Please enjoy this excerpt from one of the latest Blossie@work book:
Blue Skies Ahead!
Positive expectation is an empowering habit more likely to help us create career or business breakthroughs for ourselves than any education or experience. It’s a way of working built on the determination to create a job we love or a business of our own, rather than have one dropped on us and shaped by circumstances.
Beautiful someone, when we work with a sense of positive expectation — the belief that not only is a positive outcome possible, it’s just a matter of time before we create it — we grow into a special kind of invincible, impossible to knock off course…
- Disappointments start to look more like second chances (“I can learn something worthwhile from this”), and the glass looks half full (“I didn’t get the project, but I wrote a great proposal I can use with the next prospect”).
- We take a pass at being insulted and instead actually strengthen a relationship by giving someone the benefit of the doubt (“Kai’s usually so level-headed. This is really unusual for him”).
- We start expecting — and getting — the best from people (“Ben’s team will definitely make this work,” “I have total faith in Dana’s project management skills”) and overlooking mistakes to focus on someone’s strengths (“We didn’t make the deadline because of the error, but Cierra’s got an incredible eye for detail. It’s so great she found the mistake”).
Optimism at its best
And we won’t even need a calamity to put positive expectation to work. Actually, optimism is at its most powerful as a proactive strategy we use every day, when our overall outlook is hopeful in genuine anticipation of good things to come, and our self-talk deliberately amps up the opportunities and shushes obstacles…and I do mean shushes. When the temptation to give in to “I can’t/don’t/wouldn’t/shouldn’t…” arises, we say — out loud if we have to — “Shhh!…
…I am not going there.”
…I’ve already decided [fill in the blank]. I don’t need to rethink it, and I’m not going to give up.”
…that’s just a bunch of negative junk. I know things will work out if I stay focused.”
…I’m working on that. It won’t change overnight, but I’ll get there.”
Freedom!
The late Beverly Sills, one of the best-known opera singers of the 1960s and 70s, earned the nickname “Bubbles” because of her effervescent personality and positive outlook. In spite of a lot of personal pain in her life, she radiated an authentic cheerfulness that told you she wasn’t successful in spite of her difficulties, or even because of them. She was successful because she refused to let them control and define her life.
“A primary function of art and thought,” she once said, “is to liberate the individual from the tyranny of culture…and permit him to stand beyond it in an autonomy of perception and judgment.” An autonomy of perception and judgment. What a freeing thought! My brain, my rules. I decide what I expect, plan, say…and ultimately what I achieve.

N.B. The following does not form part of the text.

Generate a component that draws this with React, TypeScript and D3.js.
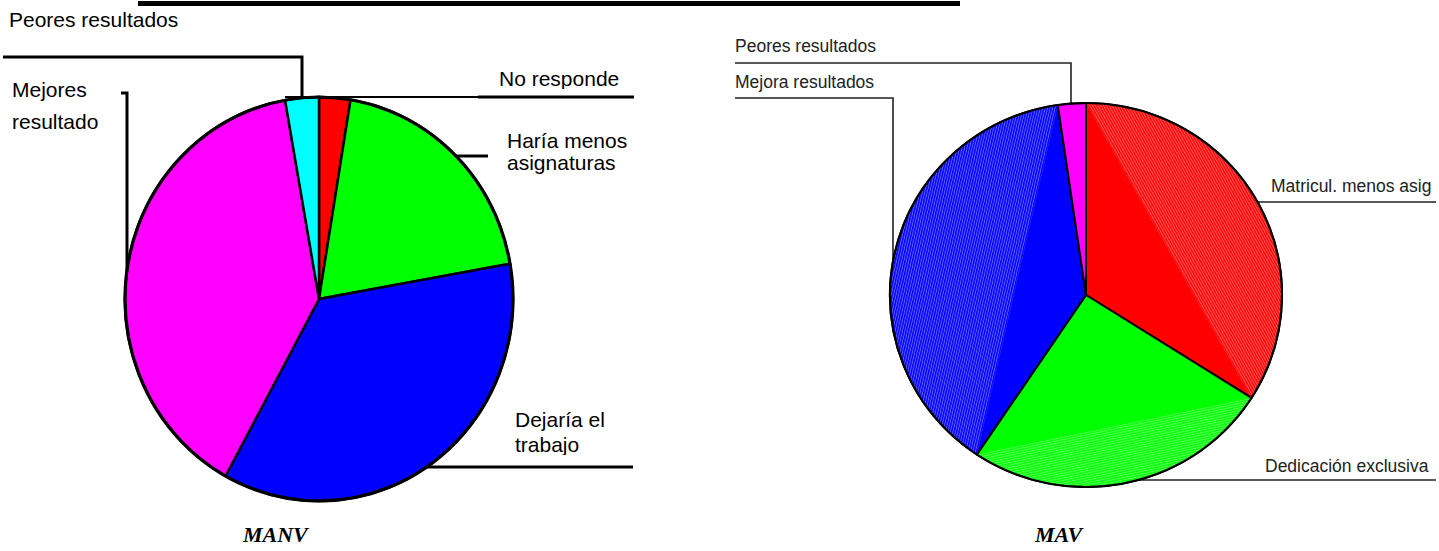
import React from "react";
import * as d3 from "d3";

// MANV responses, clockwise from 12 o'clock
const manvLabels = ["No responde", "Haría menos asignaturas", "Dejaría el trabajo", "Mejores resultado", "Peores resultados"];
const manvValues = [2.6, 19.6, 35.8, 39.2, 2.8];

// MAV responses, clockwise from 12 o'clock
const mavLabels = ["Matricul. menos asig", "Dedicación exclusiva", "Mejora resultados", "Peores resultados"];
const mavValues = [34.0, 25.4, 38.3, 2.3];

const chartTitles = ["MANV", "MAV"];

const W = 1439;
const H = 551;

const manvColors = ["#ff0000", "#00ff00", "#0000ff", "#ff00ff", "#00ffff"];
const mavColors = ["#ff0000", "#00ff00", "#0000ff", "#ff00ff"];
const mavLight = ["#ff5e5e", "#5eff5e", "#5e5eff", "#ff5eff"];

const SANS = "'Liberation Sans', Arial, sans-serif";
const SERIF = "'Liberation Serif', 'Times New Roman', serif";

type PieProps = {
  id: string;
  values: number[];
  colors: string[];
  light?: string[];
  cx: number;
  cy: number;
  rx: number;
  ry: number;
  outline: number;
  border: number;
};

function EllipsePie({ id, values, colors, light, cx, cy, rx, ry, outline, border }: PieProps) {
  const arcs = d3.pie<number>().sort(null).value((d) => d)(values);
  const arc = d3.arc<d3.PieArcDatum<number>>().innerRadius(0).outerRadius(rx);
  const pt = (a: number) => [rx * Math.sin(a), -rx * Math.cos(a)];
  return (
    <g>
      {light && (
        <defs>
          {arcs.map((a, i) => {
            const [x0, y0] = pt(a.startAngle);
            const [x1, y1] = pt(a.endAngle);
            const theta = (Math.atan2(y1 - y0, x1 - x0) * 180) / Math.PI;
            return (
              <pattern
                key={i}
                id={`${id}-shade-${i}`}
                patternUnits="userSpaceOnUse"
                width={2.4}
                height={2.4}
                patternTransform={`rotate(${theta})`}
              >
                <rect width={2.4} height={2.4} fill={light[i]} />
                <rect width={2.4} height={1.4} fill={colors[i]} />
              </pattern>
            );
          })}
        </defs>
      )}
      <g transform={`translate(${cx},${cy}) scale(1,${ry / rx})`}>
        {arcs.map((a, i) => (
          <path
            key={i}
            d={arc(a) || ""}
            fill={colors[i]}
            stroke="#000"
            strokeWidth={border}
            strokeLinejoin="round"
            vectorEffect="non-scaling-stroke"
          />
        ))}
        {light &&
          arcs.map((a, i) => {
            if (a.endAngle - a.startAngle > Math.PI) return null;
            const [x0, y0] = pt(a.startAngle);
            const [x1, y1] = pt(a.endAngle);
            const p = d3.path();
            p.moveTo(x0, y0);
            p.arc(0, 0, rx, a.startAngle - Math.PI / 2, a.endAngle - Math.PI / 2, false);
            p.lineTo(x1, y1);
            p.closePath();
            return <path key={`s${i}`} d={p.toString()} fill={`url(#${id}-shade-${i})`} />;
          })}
        <circle r={rx} fill="none" stroke="#000" strokeWidth={outline} vectorEffect="non-scaling-stroke" />
      </g>
    </g>
  );
}

function Leader({ pts, w, color }: { pts: number[][]; w: number; color: string }) {
  const line = d3.line();
  return <path d={line(pts as [number, number][]) || ""} fill="none" stroke={color} strokeWidth={w} />;
}

export default function App() {
  const left = { cx: 319, cy: 299, rx: 194, ry: 202 };
  const right = { cx: 1086, cy: 295, rx: 196, ry: 192 };
  const lfs = 21;
  const rfs = 17.5;
  return (
    <svg
      width={W}
      height={H}
      viewBox={`0 0 ${W} ${H}`}
      style={{ position: "absolute", left: 0, top: 0, background: "#fff" }}
    >
      <defs>
        <clipPath id="clip-noresp">
          <rect x={480} y={60} width={160} height={29} />
        </clipPath>
        <clipPath id="clip-dejaria">
          <rect x={500} y={395} width={140} height={60} />
        </clipPath>
      </defs>

      {/* heading underline */}
      <rect x={138} y={1} width={822} height={5} fill="#000" />

      {/* MANV leaders */}
      <g>
        <Leader pts={[[3, 57], [302, 57], [302, 98]]} w={3} color="#000" />
        <Leader pts={[[285, 97], [478, 97]]} w={2} color="#000" />
        <Leader pts={[[478, 97], [634, 97]]} w={3} color="#000" />
        <Leader pts={[[121, 93], [127, 93], [127, 290]]} w={3} color="#000" />
        <Leader pts={[[440, 156], [488, 156]]} w={3} color="#000" />
        <Leader pts={[[410, 467], [633, 467]]} w={3} color="#000" />
      </g>

      <EllipsePie id="manv" values={manvValues} colors={manvColors} {...left} outline={3.2} border={2.5} />

      {/* MANV labels */}
      <g fontFamily={SANS} fontSize={lfs} fill="#000">
        <text x={9} y={27}>{manvLabels[4]}</text>
        <text x={12} y={97}>Mejores</text>
        <text x={12} y={129}>resultado</text>
        <text x={499} y={86} clipPath="url(#clip-noresp)">{manvLabels[0]}</text>
        <text x={507} y={148}>Haría menos</text>
        <text x={507} y={170}>asignaturas</text>
        <g clipPath="url(#clip-dejaria)">
          <text x={515} y={427}>Dejaría el</text>
          <text x={515} y={452}>trabajo</text>
        </g>
      </g>

      {/* MAV leaders */}
      <g>
        <Leader pts={[[735, 63], [1071, 63], [1071, 106]]} w={1.6} color="#222" />
        <Leader pts={[[735, 98], [893, 98], [893, 275]]} w={1.6} color="#222" />
        <Leader pts={[[1240, 202], [1436, 202]]} w={1.6} color="#222" />
        <Leader pts={[[1100, 480], [1436, 480]]} w={1.6} color="#222" />
      </g>

      <EllipsePie id="mav" values={mavValues} colors={mavColors} light={mavLight} {...right} outline={2.2} border={2} />

      {/* MAV labels */}
      <g fontFamily={SANS} fontSize={rfs} fill="#222">
        <text x={735} y={52}>{mavLabels[3]}</text>
        <text x={735} y={88}>{mavLabels[2]}</text>
        <text x={1271} y={192}>{mavLabels[0]}</text>
        <text x={1265} y={472}>{mavLabels[1]}</text>
      </g>

      {/* pie titles */}
      <g fontFamily={SERIF} fontSize={22} fontWeight="bold" fontStyle="italic" fill="#000">
        <text x={243} y={542}>{chartTitles[0]}</text>
        <text x={1035} y={542}>{chartTitles[1]}</text>
      </g>
    </svg>
  );
}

We all know a Beverly Sills…
…someone whose natural positivity defies their personal circumstances. These are amazing people. Let’s follow their example because, when it comes to real-life heroes of positive expectation, it just doesn’t get much better.
Positive expectation is a timeless secret for mental, emotional, and even physical stamina. Think about the Apollo 13 ground crew for whom failure was “not an option.”
Or Thomas Edison, the man who literally enlightened the world saying of his many failed attempts to invent the lightbulb, “I haven’t failed. I’ve just found 1,000 ways that don’t work.”
Around the corner
Beautiful someone, in these and countless other stories, optimism — not just the belief that a positive outcome was possible, but the expectation that one was just around the corner — gave them mental, emotional, and even physical strength to stay on course until their goals and dreams became reality.